◆ **GOAL OF THE EXERCISE**:
Report the number of lines where the string "this" occurs, and write nothing else.
━━━━━ GIVEN DATA ━━━━━
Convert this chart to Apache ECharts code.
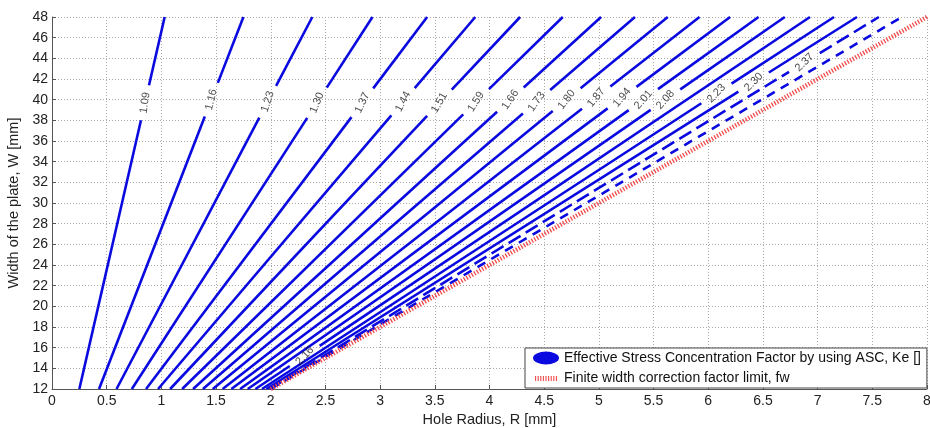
━━━━━
━━━━━ GIVEN DATA ━━━━━
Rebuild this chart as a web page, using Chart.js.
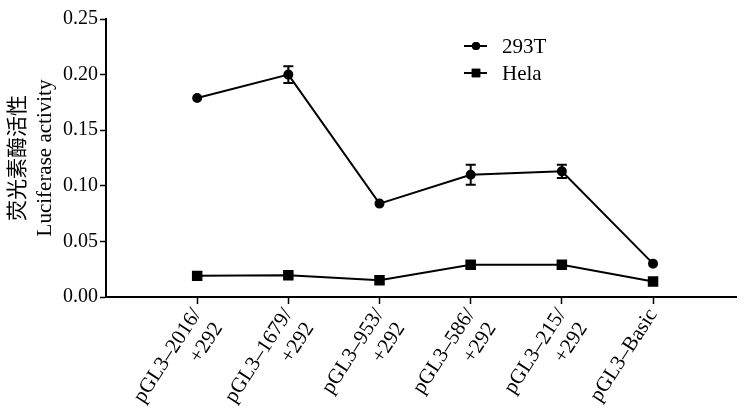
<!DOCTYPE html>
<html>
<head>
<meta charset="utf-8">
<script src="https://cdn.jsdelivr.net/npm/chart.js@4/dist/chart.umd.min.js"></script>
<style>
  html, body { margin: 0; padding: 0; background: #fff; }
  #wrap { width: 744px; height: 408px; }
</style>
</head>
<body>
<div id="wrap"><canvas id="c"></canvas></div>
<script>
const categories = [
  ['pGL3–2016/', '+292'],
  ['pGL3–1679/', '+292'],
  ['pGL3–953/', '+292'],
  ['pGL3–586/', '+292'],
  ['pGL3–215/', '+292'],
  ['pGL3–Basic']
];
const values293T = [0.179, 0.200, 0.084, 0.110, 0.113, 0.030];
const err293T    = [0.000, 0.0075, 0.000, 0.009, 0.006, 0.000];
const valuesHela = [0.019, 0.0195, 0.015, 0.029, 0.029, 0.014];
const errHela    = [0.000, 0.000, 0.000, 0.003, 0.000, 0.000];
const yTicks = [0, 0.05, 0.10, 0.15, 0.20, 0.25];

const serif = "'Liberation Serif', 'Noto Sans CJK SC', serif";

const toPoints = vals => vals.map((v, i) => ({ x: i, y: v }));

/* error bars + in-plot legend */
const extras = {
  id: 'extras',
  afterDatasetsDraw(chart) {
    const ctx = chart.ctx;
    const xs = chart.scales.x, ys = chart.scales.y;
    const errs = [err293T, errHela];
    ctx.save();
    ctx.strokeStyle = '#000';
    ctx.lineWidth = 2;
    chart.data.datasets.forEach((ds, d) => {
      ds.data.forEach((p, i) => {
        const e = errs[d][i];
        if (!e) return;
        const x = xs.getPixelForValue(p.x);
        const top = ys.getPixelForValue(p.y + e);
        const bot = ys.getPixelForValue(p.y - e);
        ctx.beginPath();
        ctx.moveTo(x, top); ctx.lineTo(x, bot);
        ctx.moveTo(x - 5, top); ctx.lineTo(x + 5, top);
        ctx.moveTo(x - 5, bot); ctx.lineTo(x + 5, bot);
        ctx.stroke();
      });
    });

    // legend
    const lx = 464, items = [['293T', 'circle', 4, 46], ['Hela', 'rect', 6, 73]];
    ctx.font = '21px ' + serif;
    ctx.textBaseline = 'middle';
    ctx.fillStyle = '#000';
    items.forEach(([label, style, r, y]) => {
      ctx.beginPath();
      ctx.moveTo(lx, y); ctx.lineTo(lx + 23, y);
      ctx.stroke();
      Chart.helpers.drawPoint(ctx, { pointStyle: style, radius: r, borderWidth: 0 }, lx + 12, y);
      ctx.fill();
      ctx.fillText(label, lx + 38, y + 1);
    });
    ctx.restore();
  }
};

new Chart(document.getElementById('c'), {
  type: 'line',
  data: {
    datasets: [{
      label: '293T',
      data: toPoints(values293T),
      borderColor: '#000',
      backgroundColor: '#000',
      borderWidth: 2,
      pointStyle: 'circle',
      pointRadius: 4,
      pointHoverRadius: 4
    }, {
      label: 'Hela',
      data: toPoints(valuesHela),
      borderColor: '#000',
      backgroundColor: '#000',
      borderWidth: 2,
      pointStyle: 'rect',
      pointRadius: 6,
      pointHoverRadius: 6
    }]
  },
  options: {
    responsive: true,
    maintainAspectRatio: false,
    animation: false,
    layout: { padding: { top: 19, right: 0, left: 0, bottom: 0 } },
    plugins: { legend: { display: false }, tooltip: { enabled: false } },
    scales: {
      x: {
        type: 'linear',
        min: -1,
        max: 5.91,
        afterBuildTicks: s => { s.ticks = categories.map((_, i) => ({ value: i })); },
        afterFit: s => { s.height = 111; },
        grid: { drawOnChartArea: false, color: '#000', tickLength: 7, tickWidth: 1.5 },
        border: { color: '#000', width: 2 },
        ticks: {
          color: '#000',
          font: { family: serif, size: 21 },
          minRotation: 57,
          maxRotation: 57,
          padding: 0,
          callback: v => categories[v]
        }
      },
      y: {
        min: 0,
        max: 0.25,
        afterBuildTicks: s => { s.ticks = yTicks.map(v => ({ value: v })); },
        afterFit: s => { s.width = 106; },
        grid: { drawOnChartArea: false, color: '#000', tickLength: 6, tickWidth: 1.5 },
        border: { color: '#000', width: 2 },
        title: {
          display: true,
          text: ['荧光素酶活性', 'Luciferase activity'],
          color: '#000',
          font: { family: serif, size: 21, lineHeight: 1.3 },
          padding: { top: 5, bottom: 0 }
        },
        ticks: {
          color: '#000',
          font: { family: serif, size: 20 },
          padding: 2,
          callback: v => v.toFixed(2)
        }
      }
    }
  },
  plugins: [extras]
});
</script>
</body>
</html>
━━━━━
◆ **FINISHED ANSWER**:
2